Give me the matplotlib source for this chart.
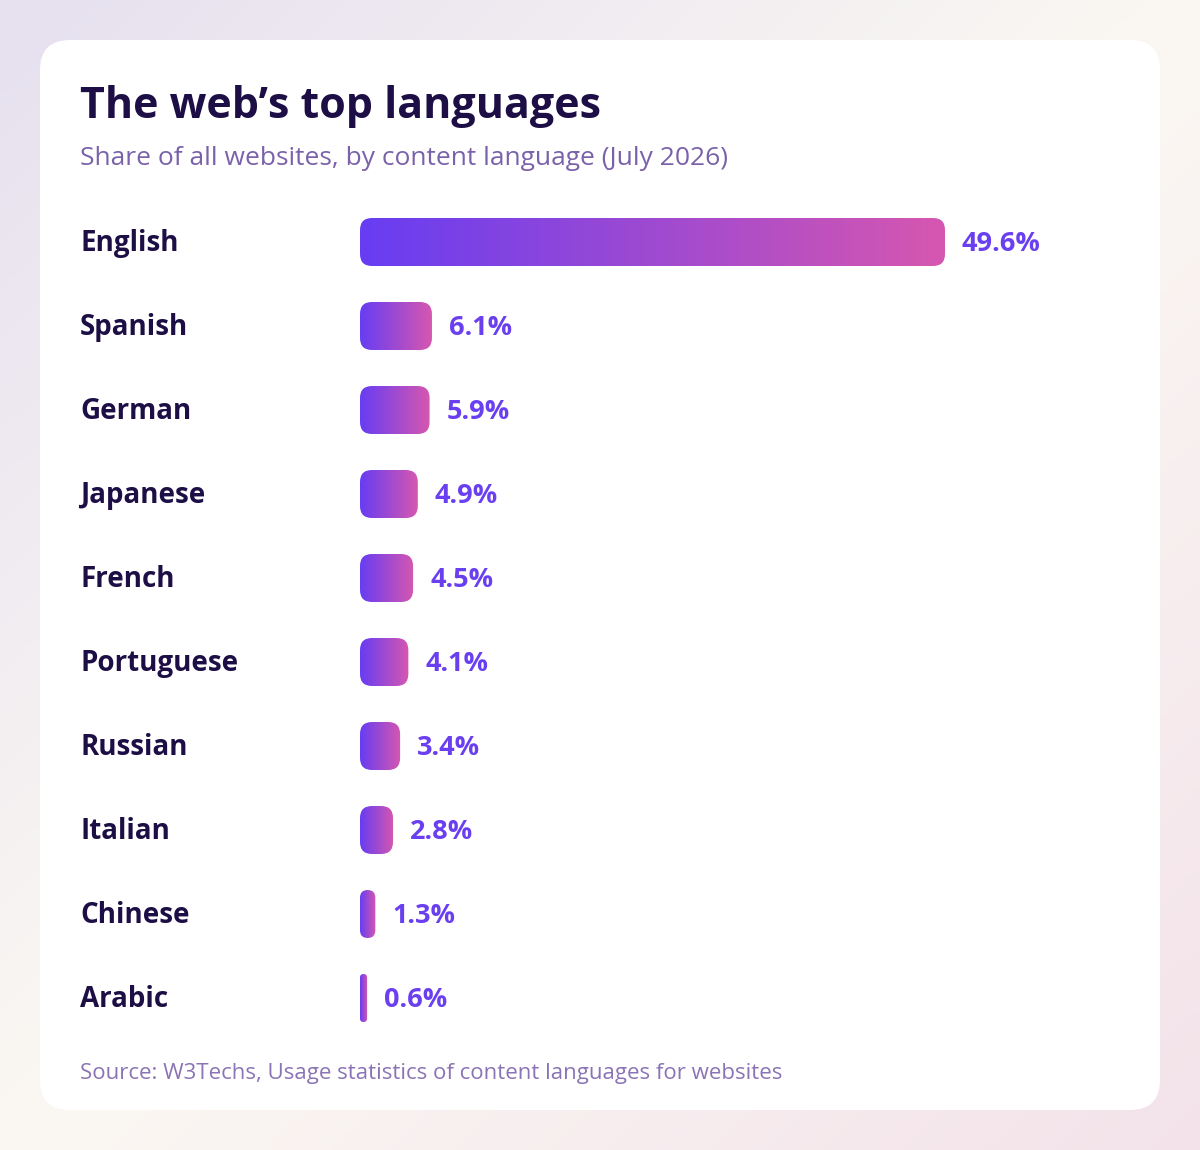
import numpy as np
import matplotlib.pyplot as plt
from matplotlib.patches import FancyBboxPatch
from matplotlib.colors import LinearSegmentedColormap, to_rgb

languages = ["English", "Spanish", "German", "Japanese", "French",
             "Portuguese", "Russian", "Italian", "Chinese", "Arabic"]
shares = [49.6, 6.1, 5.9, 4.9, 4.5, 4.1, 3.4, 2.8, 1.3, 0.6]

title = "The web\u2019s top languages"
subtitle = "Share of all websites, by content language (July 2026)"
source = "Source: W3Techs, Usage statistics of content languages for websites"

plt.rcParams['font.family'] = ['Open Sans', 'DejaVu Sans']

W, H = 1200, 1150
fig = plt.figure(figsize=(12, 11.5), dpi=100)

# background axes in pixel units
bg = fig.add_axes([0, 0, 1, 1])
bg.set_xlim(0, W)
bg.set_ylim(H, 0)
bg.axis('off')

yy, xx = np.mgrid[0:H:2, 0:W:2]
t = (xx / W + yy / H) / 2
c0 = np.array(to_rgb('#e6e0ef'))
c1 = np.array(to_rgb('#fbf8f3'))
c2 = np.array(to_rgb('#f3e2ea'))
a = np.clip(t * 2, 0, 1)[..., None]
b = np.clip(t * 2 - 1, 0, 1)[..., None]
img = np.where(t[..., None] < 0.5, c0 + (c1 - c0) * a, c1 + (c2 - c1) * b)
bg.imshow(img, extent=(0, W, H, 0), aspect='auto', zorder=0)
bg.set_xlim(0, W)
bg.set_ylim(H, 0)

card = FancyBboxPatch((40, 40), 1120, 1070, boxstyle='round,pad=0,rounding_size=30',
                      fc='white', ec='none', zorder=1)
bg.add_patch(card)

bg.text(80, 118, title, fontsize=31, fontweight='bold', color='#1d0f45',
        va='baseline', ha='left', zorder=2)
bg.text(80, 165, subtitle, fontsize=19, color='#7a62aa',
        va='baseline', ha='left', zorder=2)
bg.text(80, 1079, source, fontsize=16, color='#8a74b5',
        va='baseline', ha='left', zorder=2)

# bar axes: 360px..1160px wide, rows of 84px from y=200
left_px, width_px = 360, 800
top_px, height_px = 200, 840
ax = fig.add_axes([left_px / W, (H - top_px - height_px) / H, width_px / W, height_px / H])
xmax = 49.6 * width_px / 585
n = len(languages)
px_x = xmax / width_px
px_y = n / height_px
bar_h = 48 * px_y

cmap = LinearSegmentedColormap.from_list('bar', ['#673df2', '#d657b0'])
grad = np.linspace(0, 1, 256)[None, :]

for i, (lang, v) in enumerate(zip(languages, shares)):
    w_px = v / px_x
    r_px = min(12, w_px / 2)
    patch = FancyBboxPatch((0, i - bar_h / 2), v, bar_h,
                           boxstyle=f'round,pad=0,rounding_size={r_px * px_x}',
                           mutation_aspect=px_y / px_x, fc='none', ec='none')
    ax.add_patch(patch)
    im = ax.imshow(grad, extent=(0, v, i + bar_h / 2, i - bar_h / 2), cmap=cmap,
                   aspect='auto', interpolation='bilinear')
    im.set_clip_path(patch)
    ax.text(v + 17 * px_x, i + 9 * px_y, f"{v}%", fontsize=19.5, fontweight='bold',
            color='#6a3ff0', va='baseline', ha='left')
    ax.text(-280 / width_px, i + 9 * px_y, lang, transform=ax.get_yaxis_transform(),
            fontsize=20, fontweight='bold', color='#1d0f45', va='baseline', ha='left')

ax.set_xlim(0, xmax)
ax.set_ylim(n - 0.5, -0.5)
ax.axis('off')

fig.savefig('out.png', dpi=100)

-------------------------

(Goal of the exercise): Print, exactly as written, the lines above from the first one to the one containing "2.8, 1.3, 0.6]". Leave out pictures.

(The response):
Give me the matplotlib source for this chart.
import numpy as np
import matplotlib.pyplot as plt
from matplotlib.patches import FancyBboxPatch
from matplotlib.colors import LinearSegmentedColormap, to_rgb

languages = ["English", "Spanish", "German", "Japanese", "French",
             "Portuguese", "Russian", "Italian", "Chinese", "Arabic"]
shares = [49.6, 6.1, 5.9, 4.9, 4.5, 4.1, 3.4, 2.8, 1.3, 0.6]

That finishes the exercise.